— Start Provided records —
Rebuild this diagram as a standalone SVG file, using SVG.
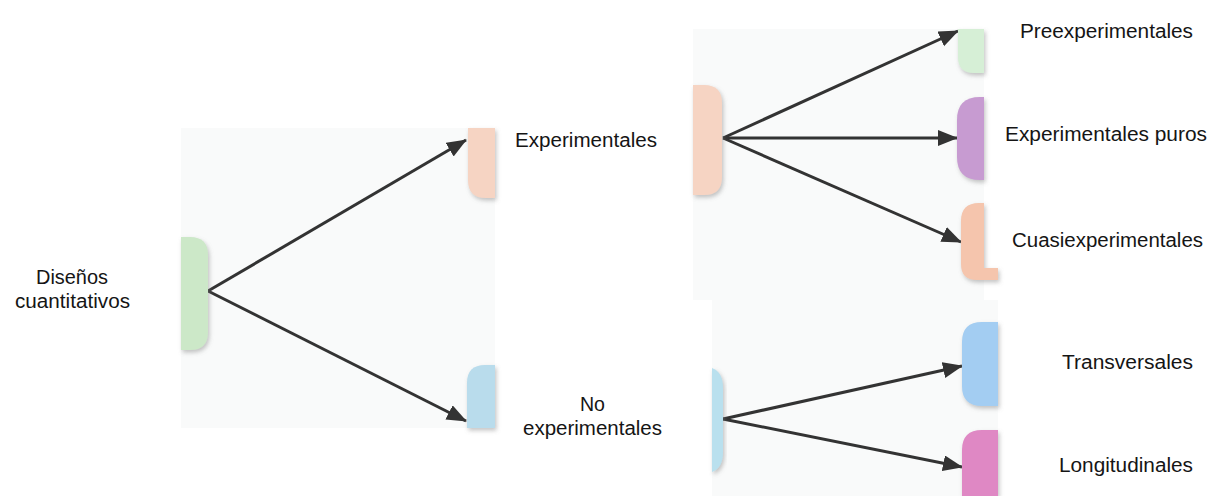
<svg xmlns="http://www.w3.org/2000/svg" width="1210" height="496" viewBox="0 0 1210 496">
  <style>
    .lbl { font-family: "Liberation Sans", Arial, sans-serif; font-size: 19.5px; fill: #151515; }
    .panel { fill: #f9fafa; }
    .edge { stroke: #333333; stroke-width: 3; fill: none; marker-end: url(#arrow); }
    .shape { filter: url(#shadow); }
  </style>
  <defs>
    <marker id="arrow" markerUnits="userSpaceOnUse" markerWidth="22" markerHeight="17" refX="19" refY="8" orient="auto">
      <path d="M0,0 L20,8 L0,16 Z" fill="#333333"/>
    </marker>
    <filter id="shadow" x="-30%" y="-30%" width="160%" height="160%">
      <feDropShadow dx="1.5" dy="2.5" stdDeviation="2" flood-color="#7a7a7a" flood-opacity="0.45"/>
    </filter>
  </defs>
  <rect width="1210" height="496" fill="#ffffff"/>

  <g id="panels">
    <rect class="panel" x="181" y="128" width="314" height="300"/>
    <rect class="panel" x="693" y="29" width="291" height="271"/>
    <rect class="panel" x="712" y="300" width="286" height="196"/>
  </g>

  <g id="connectors">
    <line class="edge" x1="208" y1="291" x2="466" y2="140"/>
    <line class="edge" x1="208" y1="291" x2="466" y2="421"/>
    <line class="edge" x1="723" y1="138" x2="958" y2="31"/>
    <line class="edge" x1="723" y1="138" x2="957" y2="138"/>
    <line class="edge" x1="723" y1="138" x2="961" y2="242"/>
    <line class="edge" x1="723" y1="419" x2="962" y2="366"/>
    <line class="edge" x1="723" y1="419" x2="962" y2="467"/>
  </g>

  <g id="node-disenos">
    <path class="shape" d="M181,237 H190 Q208,237 208,255 V332 Q208,350 190,350 H181 Z" fill="#cce8c8"/>
    <text class="lbl" x="36" y="284" textLength="72" lengthAdjust="spacingAndGlyphs">Diseños</text>
    <text class="lbl" x="15" y="308" textLength="115" lengthAdjust="spacingAndGlyphs">cuantitativos</text>
  </g>

  <g id="node-experimentales">
    <path class="shape" d="M468,128 H495 V198 H486 Q468,198 468,180 Z" fill="#f6d4c3"/>
    <path class="shape" d="M693,85 H704 Q722,85 722,103 V177 Q722,195 704,195 H693 Z" fill="#f6d4c3"/>
    <text class="lbl" x="515" y="147" textLength="142" lengthAdjust="spacingAndGlyphs">Experimentales</text>
  </g>

  <g id="node-no-experimentales">
    <path class="shape" d="M495,365 V428 H467 V383 Q467,365 485,365 Z" fill="#b9dcec"/>
    <path class="shape" d="M712,368 Q723,372 723,388 V452 Q723,468 712,472 Z" fill="#b9e0ee"/>
    <text class="lbl" x="580" y="411" textLength="25" lengthAdjust="spacingAndGlyphs">No</text>
    <text class="lbl" x="523" y="435" textLength="139" lengthAdjust="spacingAndGlyphs">experimentales</text>
  </g>

  <g id="node-preexperimentales">
    <path class="shape" d="M958,29 H984 V73 H974 Q958,73 958,57 Z" fill="#d6efd6"/>
    <text class="lbl" x="1020" y="38" textLength="173" lengthAdjust="spacingAndGlyphs">Preexperimentales</text>
  </g>

  <g id="node-experimentales-puros">
    <path class="shape" d="M984,97 V180 H980 Q957,180 957,157 V120 Q957,97 980,97 Z" fill="#c79bd1"/>
    <text class="lbl" x="1005" y="141" textLength="202" lengthAdjust="spacingAndGlyphs">Experimentales puros</text>
  </g>

  <g id="node-cuasiexperimentales">
    <path class="shape" d="M984,203 H979 Q961,203 961,221 V264 Q961,280 977,280 H998 V268 H984 Z" fill="#f5c5ad"/>
    <text class="lbl" x="1012" y="247" textLength="191" lengthAdjust="spacingAndGlyphs">Cuasiexperimentales</text>
  </g>

  <g id="node-transversales">
    <path class="shape" d="M998,322 V406 H982 Q962,406 962,386 V342 Q962,322 982,322 Z" fill="#a3cdf2"/>
    <text class="lbl" x="1062" y="369" textLength="131" lengthAdjust="spacingAndGlyphs">Transversales</text>
  </g>

  <g id="node-longitudinales">
    <path class="shape" d="M998,430 V496 H962 V450 Q962,430 982,430 Z" fill="#df88c4"/>
    <text class="lbl" x="1059" y="472" textLength="134" lengthAdjust="spacingAndGlyphs">Longitudinales</text>
  </g>
</svg>
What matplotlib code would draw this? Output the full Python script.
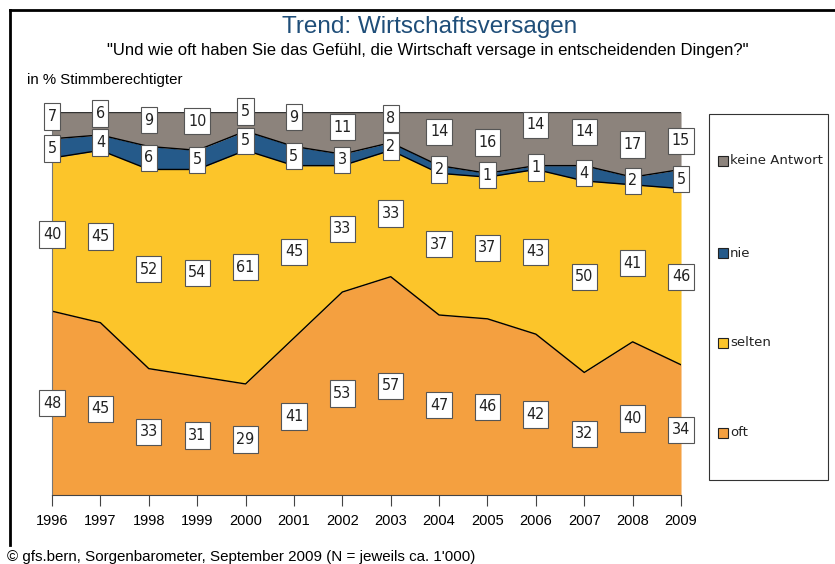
import numpy as np
import matplotlib
matplotlib.use("Agg")
import matplotlib.pyplot as plt
import matplotlib.patches as mpatches
from matplotlib.lines import Line2D
from matplotlib.path import Path

years = [1996, 1997, 1998, 1999, 2000, 2001, 2002, 2003, 2004, 2005, 2006, 2007, 2008, 2009]
oft = [48, 45, 33, 31, 29, 41, 53, 57, 47, 46, 42, 32, 40, 34]
selten = [40, 45, 52, 54, 61, 45, 33, 33, 37, 37, 43, 50, 41, 46]
nie = [5, 4, 6, 5, 5, 5, 3, 2, 2, 1, 1, 4, 2, 5]
keine = [7, 6, 9, 10, 5, 9, 11, 8, 14, 16, 14, 14, 17, 15]

series = [oft, selten, nie, keine]
names = ['oft', 'selten', 'nie', 'keine Antwort']
colors = ['#F4A040', '#FCC52A', '#255A8A', '#8C837C']

# nudge (pixels, up) of the "keine Antwort" labels, as in the original
keine_nudge = [9, 10, 9, 10, 10, 12, 6, 9, 7, 0, 14, 7, 0, 0]

txtfont = 'Liberation Sans'


def label_box(x0, y0, width, height, mutation_size):
    # narrow horizontal padding, tall boxes
    px = 3.5
    h = max(height, 1.65 * mutation_size)
    cy = y0 + height / 2
    xa, xb = x0 - px, x0 + width + px
    ya, yb = cy - h / 2, cy + h / 2
    return Path([(xa, ya), (xb, ya), (xb, yb), (xa, yb), (xa, ya)], closed=True)


fig = plt.figure(figsize=(8.35, 5.64), dpi=100)
ax = fig.add_axes([0.0623, 0.1223, 0.7533, 0.6791])

x = np.array(years)
data = np.array(series, dtype=float)
cum = np.cumsum(data, axis=0)
base = np.vstack([np.zeros(len(x)), cum[:-1]])

for i in range(len(series)):
    ax.fill_between(x, base[i], cum[i], color=colors[i], linewidth=0)
# boundary lines
ax.plot(x, cum[0], color='black', lw=1)
ax.plot(x, cum[1], color='black', lw=1)
ax.plot(x, cum[2], color='black', lw=1)
ax.plot(x, cum[3], color='#333333', lw=1)

# value labels in boxes
for i in range(len(series)):
    mids = base[i] + data[i] / 2
    for j, (xi, yi, v) in enumerate(zip(x, mids, data[i])):
        up = keine_nudge[j] if i == 3 else 0
        ax.annotate('%d' % v, (xi, yi), xytext=(0, up * 0.72), textcoords='offset points',
                    ha='center', va='center', fontsize=11.5, family='DejaVu Sans',
                    fontstretch='condensed', color='#222222', zorder=5,
                    bbox=dict(boxstyle=label_box, fc='white', ec='#555555', lw=0.8))

ax.set_xlim(1996, 2009)
ax.set_ylim(0, 100)
ax.set_xticks(years)
ax.set_xticklabels([str(y) for y in years], family=txtfont, fontsize=10.5)
ax.tick_params(axis='x', length=8, direction='out', color='#444444', pad=6)
ax.set_yticks([])
for s in ['top', 'right']:
    ax.spines[s].set_visible(False)
ax.spines['left'].set_color('#777777')
ax.spines['bottom'].set_color('#444444')

# legend box drawn in figure coordinates
W, H = 835.0, 564.0
fig.add_artist(mpatches.Rectangle((709 / W, 1 - 480 / H), 119 / W, 366 / H,
                                  transform=fig.transFigure, fc='white',
                                  ec='#333333', lw=0.8))
leg_y = [161, 253, 343, 433]
for k, i in enumerate(range(3, -1, -1)):
    yy = 1 - leg_y[k] / H
    fig.add_artist(mpatches.Rectangle((718 / W, yy - 5 / H), 10 / W, 10 / H,
                                      transform=fig.transFigure, fc=colors[i],
                                      ec='#222222', lw=0.8))
    fig.text(730 / W, yy, names[i], ha='left', va='center', fontsize=9.5,
             color='#222222')

fig.text(0.515, 0.952, 'Trend: Wirtschaftsversagen', ha='center', va='center',
         family=txtfont, fontsize=17.5, color='#1F4E79')
fig.text(0.512, 0.911, '"Und wie oft haben Sie das Gefühl, die Wirtschaft versage in entscheidenden Dingen?"',
         ha='center', va='center', family=txtfont, fontsize=12)
fig.text(0.032, 0.858, 'in % Stimmberechtigter', ha='left', va='center',
         family=txtfont, fontsize=10.8)
fig.text(0.008, 0.012, '© gfs.bern, Sorgenbarometer, September 2009 (N = jeweils ca. 1\'000)',
         ha='left', va='center', family=txtfont, fontsize=10.9)

# outer frame
fig.add_artist(Line2D([10 / W, 10 / W], [1 - 545 / H, 1 - 10 / H], color='black', lw=2,
                      transform=fig.transFigure))
fig.add_artist(Line2D([10 / W, 1.0], [1 - 10 / H, 1 - 10 / H], color='black', lw=2,
                      transform=fig.transFigure))

fig.savefig('out.png', dpi=100)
— End Provided records —
* **Exercise**
Make an exact copy of the lines from the one containing "What matplotlib code" to the one containing "txtfont = 'Liberation Sans'", keeping both and leaving out every picture.

* **Reply**
What matplotlib code would draw this? Output the full Python script.
import numpy as np
import matplotlib
matplotlib.use("Agg")
import matplotlib.pyplot as plt
import matplotlib.patches as mpatches
from matplotlib.lines import Line2D
from matplotlib.path import Path

years = [1996, 1997, 1998, 1999, 2000, 2001, 2002, 2003, 2004, 2005, 2006, 2007, 2008, 2009]
oft = [48, 45, 33, 31, 29, 41, 53, 57, 47, 46, 42, 32, 40, 34]
selten = [40, 45, 52, 54, 61, 45, 33, 33, 37, 37, 43, 50, 41, 46]
nie = [5, 4, 6, 5, 5, 5, 3, 2, 2, 1, 1, 4, 2, 5]
keine = [7, 6, 9, 10, 5, 9, 11, 8, 14, 16, 14, 14, 17, 15]

series = [oft, selten, nie, keine]
names = ['oft', 'selten', 'nie', 'keine Antwort']
colors = ['#F4A040', '#FCC52A', '#255A8A', '#8C837C']

# nudge (pixels, up) of the "keine Antwort" labels, as in the original
keine_nudge = [9, 10, 9, 10, 10, 12, 6, 9, 7, 0, 14, 7, 0, 0]

txtfont = 'Liberation Sans'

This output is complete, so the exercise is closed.